EXERCISE OBJECTIVE → Extract, exactly, the lines from the line containing "Clone this chart in Plotly." to the line containing "fig = go.Figure()", with both lines included and any pictures left out.

STORED DATA →
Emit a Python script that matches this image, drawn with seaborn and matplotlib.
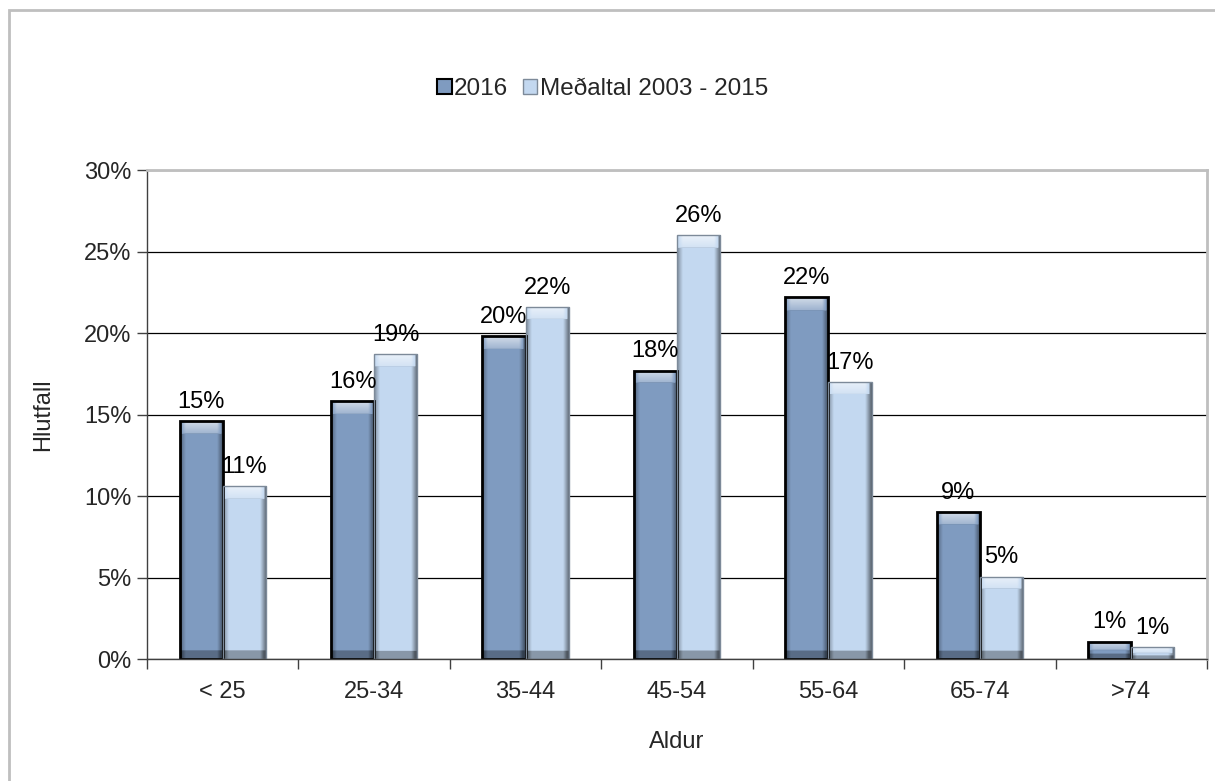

...

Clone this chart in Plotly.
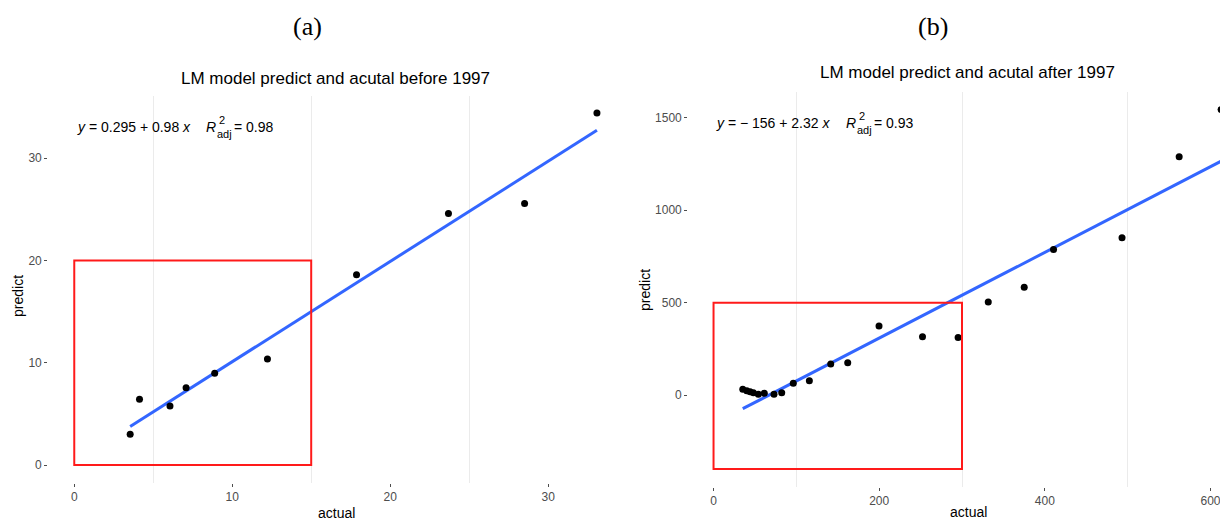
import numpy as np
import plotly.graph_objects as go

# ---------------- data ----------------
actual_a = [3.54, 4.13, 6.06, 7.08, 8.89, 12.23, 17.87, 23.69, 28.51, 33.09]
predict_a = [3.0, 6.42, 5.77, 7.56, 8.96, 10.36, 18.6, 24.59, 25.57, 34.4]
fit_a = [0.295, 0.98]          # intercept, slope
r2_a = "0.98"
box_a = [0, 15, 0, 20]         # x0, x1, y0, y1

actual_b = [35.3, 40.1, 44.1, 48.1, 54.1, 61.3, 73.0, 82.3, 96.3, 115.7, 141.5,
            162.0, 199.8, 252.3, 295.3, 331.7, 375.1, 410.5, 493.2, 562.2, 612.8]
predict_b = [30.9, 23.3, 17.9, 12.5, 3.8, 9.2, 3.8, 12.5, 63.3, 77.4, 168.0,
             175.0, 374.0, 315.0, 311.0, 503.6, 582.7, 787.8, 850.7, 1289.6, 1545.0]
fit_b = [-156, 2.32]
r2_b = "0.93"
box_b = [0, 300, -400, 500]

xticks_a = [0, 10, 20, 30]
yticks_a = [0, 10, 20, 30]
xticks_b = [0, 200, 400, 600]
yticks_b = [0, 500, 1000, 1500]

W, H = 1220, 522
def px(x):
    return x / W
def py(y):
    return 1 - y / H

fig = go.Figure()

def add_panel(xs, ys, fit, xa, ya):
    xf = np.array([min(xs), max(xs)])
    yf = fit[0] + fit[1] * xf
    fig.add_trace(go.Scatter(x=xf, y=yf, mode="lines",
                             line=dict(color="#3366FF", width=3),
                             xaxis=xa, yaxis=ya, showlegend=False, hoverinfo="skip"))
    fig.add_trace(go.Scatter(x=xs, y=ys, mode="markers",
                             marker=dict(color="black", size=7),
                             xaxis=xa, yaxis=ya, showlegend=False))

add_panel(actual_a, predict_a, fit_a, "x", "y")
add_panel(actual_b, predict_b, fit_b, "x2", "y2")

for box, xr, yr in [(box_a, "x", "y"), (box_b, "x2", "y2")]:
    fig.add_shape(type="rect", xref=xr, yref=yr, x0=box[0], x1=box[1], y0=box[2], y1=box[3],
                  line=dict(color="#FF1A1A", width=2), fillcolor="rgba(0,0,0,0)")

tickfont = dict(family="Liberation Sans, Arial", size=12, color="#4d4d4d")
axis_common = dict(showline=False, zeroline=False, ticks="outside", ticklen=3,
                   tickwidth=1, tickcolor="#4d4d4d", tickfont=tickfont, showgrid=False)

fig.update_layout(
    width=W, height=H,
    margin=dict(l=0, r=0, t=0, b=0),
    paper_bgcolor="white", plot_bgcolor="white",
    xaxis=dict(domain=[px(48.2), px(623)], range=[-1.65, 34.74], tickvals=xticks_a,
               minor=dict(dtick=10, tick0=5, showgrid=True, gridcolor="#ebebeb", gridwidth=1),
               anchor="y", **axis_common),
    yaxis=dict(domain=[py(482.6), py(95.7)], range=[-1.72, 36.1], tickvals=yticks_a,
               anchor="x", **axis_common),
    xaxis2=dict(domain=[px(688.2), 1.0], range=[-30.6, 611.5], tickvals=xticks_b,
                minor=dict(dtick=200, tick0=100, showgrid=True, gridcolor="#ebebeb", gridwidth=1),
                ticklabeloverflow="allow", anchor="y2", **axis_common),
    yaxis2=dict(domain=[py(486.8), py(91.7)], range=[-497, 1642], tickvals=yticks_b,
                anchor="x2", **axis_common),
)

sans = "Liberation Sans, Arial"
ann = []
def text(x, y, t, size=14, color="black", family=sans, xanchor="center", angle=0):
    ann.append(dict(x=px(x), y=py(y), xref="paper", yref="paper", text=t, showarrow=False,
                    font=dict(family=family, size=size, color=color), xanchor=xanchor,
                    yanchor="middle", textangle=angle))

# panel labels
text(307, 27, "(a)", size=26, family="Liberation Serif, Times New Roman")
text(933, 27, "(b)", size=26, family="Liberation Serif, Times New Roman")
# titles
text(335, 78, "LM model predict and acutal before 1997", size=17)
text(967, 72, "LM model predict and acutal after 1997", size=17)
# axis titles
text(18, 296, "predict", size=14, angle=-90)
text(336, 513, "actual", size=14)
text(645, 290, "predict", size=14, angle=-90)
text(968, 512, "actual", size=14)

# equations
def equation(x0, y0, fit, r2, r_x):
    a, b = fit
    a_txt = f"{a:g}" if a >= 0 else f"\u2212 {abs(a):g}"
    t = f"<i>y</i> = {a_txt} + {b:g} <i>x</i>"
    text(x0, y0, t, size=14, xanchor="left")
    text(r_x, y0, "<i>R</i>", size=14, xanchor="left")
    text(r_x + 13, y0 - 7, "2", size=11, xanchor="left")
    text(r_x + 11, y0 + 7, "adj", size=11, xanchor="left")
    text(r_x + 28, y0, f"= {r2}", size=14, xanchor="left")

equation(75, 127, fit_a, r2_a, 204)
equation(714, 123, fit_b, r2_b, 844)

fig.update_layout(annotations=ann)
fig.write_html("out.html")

COMPLETE ANSWER →
Clone this chart in Plotly.
import numpy as np
import plotly.graph_objects as go

# ---------------- data ----------------
actual_a = [3.54, 4.13, 6.06, 7.08, 8.89, 12.23, 17.87, 23.69, 28.51, 33.09]
predict_a = [3.0, 6.42, 5.77, 7.56, 8.96, 10.36, 18.6, 24.59, 25.57, 34.4]
fit_a = [0.295, 0.98]          # intercept, slope
r2_a = "0.98"
box_a = [0, 15, 0, 20]         # x0, x1, y0, y1

actual_b = [35.3, 40.1, 44.1, 48.1, 54.1, 61.3, 73.0, 82.3, 96.3, 115.7, 141.5,
            162.0, 199.8, 252.3, 295.3, 331.7, 375.1, 410.5, 493.2, 562.2, 612.8]
predict_b = [30.9, 23.3, 17.9, 12.5, 3.8, 9.2, 3.8, 12.5, 63.3, 77.4, 168.0,
             175.0, 374.0, 315.0, 311.0, 503.6, 582.7, 787.8, 850.7, 1289.6, 1545.0]
fit_b = [-156, 2.32]
r2_b = "0.93"
box_b = [0, 300, -400, 500]

xticks_a = [0, 10, 20, 30]
yticks_a = [0, 10, 20, 30]
xticks_b = [0, 200, 400, 600]
yticks_b = [0, 500, 1000, 1500]

W, H = 1220, 522
def px(x):
    return x / W
def py(y):
    return 1 - y / H

fig = go.Figure()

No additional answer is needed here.